==== Information supplied ====

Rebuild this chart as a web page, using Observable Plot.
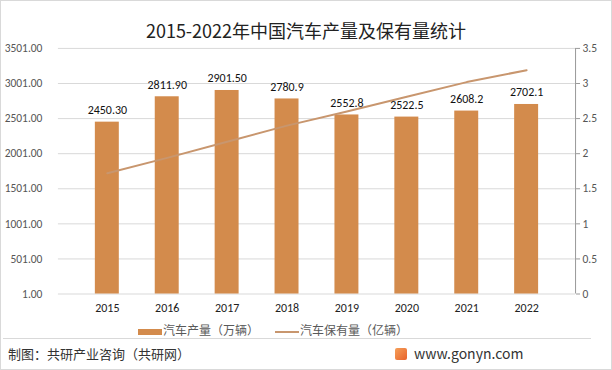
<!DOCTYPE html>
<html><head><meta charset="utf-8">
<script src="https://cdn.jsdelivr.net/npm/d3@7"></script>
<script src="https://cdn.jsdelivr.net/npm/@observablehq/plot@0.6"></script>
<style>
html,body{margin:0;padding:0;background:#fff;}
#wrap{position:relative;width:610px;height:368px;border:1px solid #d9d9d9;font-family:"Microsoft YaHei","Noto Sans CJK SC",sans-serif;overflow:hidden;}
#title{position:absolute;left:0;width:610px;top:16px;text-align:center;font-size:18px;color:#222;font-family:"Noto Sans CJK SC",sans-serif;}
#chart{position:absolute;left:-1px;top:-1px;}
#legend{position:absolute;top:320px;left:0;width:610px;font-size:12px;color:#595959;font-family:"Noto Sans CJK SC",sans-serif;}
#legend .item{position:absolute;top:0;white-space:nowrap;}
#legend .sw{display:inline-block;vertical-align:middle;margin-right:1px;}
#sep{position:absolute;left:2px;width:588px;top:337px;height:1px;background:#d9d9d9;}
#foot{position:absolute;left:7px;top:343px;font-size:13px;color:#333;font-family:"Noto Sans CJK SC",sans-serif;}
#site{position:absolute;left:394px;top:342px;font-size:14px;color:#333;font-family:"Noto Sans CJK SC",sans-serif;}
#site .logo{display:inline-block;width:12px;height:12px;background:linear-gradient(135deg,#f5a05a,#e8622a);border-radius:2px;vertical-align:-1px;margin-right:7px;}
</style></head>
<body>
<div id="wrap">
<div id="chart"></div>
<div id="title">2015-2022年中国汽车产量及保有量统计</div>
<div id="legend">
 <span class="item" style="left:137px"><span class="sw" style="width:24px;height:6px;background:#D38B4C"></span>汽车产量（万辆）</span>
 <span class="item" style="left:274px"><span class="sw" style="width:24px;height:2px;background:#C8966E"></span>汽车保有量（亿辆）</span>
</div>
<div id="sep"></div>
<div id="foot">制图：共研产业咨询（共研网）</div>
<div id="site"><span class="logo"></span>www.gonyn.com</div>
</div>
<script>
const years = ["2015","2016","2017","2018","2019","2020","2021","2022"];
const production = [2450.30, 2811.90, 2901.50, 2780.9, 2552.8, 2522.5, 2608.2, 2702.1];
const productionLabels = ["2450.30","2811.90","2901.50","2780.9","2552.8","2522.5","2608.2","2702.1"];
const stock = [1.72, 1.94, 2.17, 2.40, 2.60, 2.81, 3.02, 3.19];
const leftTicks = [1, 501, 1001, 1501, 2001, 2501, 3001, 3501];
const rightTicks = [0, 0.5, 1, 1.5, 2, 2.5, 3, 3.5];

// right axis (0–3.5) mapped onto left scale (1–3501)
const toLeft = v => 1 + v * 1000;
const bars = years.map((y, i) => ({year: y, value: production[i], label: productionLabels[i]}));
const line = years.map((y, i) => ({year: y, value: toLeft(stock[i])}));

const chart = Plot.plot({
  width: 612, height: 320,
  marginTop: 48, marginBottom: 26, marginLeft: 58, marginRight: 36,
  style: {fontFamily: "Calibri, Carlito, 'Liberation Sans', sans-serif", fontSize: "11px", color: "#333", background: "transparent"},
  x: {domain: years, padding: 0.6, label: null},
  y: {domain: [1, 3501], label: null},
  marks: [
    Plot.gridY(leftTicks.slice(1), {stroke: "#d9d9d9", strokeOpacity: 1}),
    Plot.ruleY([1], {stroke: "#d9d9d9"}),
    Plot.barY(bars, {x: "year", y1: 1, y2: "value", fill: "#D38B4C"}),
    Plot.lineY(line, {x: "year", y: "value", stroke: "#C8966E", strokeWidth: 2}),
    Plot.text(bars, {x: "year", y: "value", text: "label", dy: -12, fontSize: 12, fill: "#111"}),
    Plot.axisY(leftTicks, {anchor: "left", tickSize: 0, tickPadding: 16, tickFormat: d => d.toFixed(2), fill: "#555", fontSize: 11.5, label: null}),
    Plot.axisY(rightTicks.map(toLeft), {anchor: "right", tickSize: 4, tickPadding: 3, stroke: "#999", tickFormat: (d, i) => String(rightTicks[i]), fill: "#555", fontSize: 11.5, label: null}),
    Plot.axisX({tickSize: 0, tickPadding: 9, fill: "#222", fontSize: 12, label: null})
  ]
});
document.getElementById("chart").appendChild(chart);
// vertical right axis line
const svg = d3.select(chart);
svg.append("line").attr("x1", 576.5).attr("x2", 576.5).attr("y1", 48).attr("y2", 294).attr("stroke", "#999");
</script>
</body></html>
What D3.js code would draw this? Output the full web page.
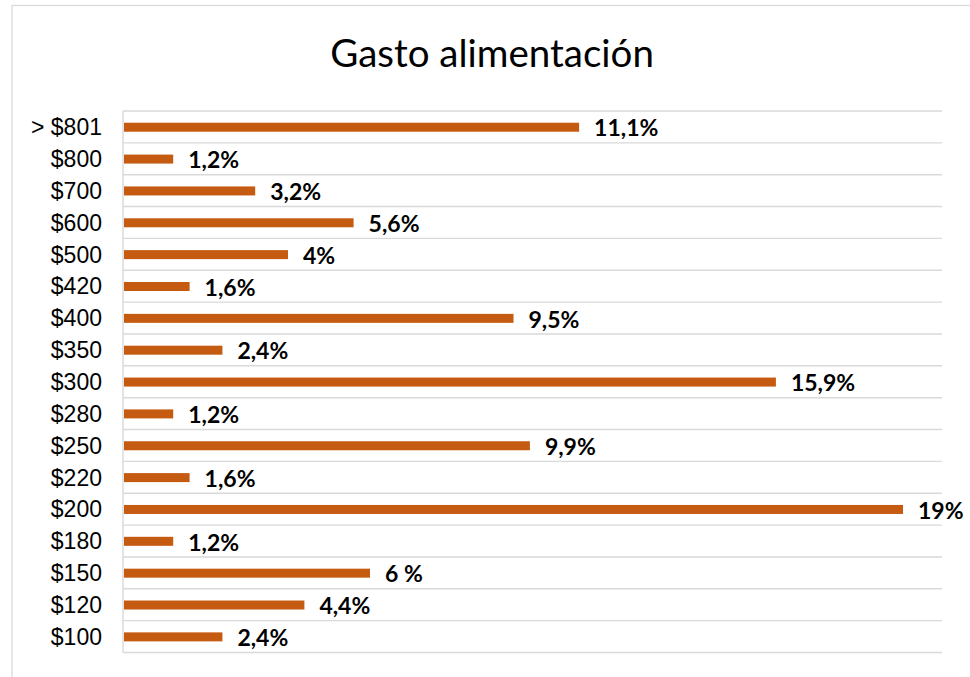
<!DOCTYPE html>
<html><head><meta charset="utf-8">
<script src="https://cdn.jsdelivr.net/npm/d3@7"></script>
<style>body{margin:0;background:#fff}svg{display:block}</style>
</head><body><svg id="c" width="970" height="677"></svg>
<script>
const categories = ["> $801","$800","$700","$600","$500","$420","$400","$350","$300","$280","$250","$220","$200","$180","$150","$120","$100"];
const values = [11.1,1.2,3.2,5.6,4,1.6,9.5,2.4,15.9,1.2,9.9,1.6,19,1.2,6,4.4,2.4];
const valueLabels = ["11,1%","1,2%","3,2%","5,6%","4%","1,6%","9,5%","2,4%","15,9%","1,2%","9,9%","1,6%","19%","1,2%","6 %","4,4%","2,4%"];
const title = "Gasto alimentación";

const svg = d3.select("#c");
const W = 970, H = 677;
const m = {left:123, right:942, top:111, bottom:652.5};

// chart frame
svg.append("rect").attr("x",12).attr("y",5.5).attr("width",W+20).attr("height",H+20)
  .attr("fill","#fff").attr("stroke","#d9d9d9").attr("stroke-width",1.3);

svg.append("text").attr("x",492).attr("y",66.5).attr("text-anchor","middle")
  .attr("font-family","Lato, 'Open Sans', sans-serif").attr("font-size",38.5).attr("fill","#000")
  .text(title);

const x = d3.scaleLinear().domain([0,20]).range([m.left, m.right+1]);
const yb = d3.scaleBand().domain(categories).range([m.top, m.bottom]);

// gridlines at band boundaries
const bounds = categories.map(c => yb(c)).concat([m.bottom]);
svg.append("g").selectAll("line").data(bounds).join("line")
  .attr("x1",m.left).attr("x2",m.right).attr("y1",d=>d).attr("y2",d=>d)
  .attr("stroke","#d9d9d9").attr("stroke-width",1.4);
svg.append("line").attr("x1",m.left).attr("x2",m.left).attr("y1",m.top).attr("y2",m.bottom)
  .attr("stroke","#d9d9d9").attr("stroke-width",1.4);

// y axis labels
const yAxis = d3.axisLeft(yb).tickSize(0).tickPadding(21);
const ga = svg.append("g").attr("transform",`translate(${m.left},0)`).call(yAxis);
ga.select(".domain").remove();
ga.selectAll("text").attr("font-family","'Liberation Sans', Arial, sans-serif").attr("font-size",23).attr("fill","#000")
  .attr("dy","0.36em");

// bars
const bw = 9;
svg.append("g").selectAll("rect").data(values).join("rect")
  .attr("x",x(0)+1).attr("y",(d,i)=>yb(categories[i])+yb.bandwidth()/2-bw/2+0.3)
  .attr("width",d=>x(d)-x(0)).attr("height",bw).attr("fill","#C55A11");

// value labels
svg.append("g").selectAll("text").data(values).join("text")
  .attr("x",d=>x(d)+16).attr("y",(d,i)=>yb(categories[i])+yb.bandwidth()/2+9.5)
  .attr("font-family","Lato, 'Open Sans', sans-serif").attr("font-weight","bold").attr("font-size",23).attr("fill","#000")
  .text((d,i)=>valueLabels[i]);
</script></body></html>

====

-- Goal of the exercise --
Of the lines above, copy only those from the one holding "What D3.js code" to the one holding "yb = d3.scaleBand().domain(categories).range([m.top, m.bottom]);", both included, and exclude every image.

-- Written response --
What D3.js code would draw this? Output the full web page.
<!DOCTYPE html>
<html><head><meta charset="utf-8">
<script src="https://cdn.jsdelivr.net/npm/d3@7"></script>
<style>body{margin:0;background:#fff}svg{display:block}</style>
</head><body><svg id="c" width="970" height="677"></svg>
<script>
const categories = ["> $801","$800","$700","$600","$500","$420","$400","$350","$300","$280","$250","$220","$200","$180","$150","$120","$100"];
const values = [11.1,1.2,3.2,5.6,4,1.6,9.5,2.4,15.9,1.2,9.9,1.6,19,1.2,6,4.4,2.4];
const valueLabels = ["11,1%","1,2%","3,2%","5,6%","4%","1,6%","9,5%","2,4%","15,9%","1,2%","9,9%","1,6%","19%","1,2%","6 %","4,4%","2,4%"];
const title = "Gasto alimentación";

const svg = d3.select("#c");
const W = 970, H = 677;
const m = {left:123, right:942, top:111, bottom:652.5};

// chart frame
svg.append("rect").attr("x",12).attr("y",5.5).attr("width",W+20).attr("height",H+20)
  .attr("fill","#fff").attr("stroke","#d9d9d9").attr("stroke-width",1.3);

svg.append("text").attr("x",492).attr("y",66.5).attr("text-anchor","middle")
  .attr("font-family","Lato, 'Open Sans', sans-serif").attr("font-size",38.5).attr("fill","#000")
  .text(title);

const x = d3.scaleLinear().domain([0,20]).range([m.left, m.right+1]);
const yb = d3.scaleBand().domain(categories).range([m.top, m.bottom]);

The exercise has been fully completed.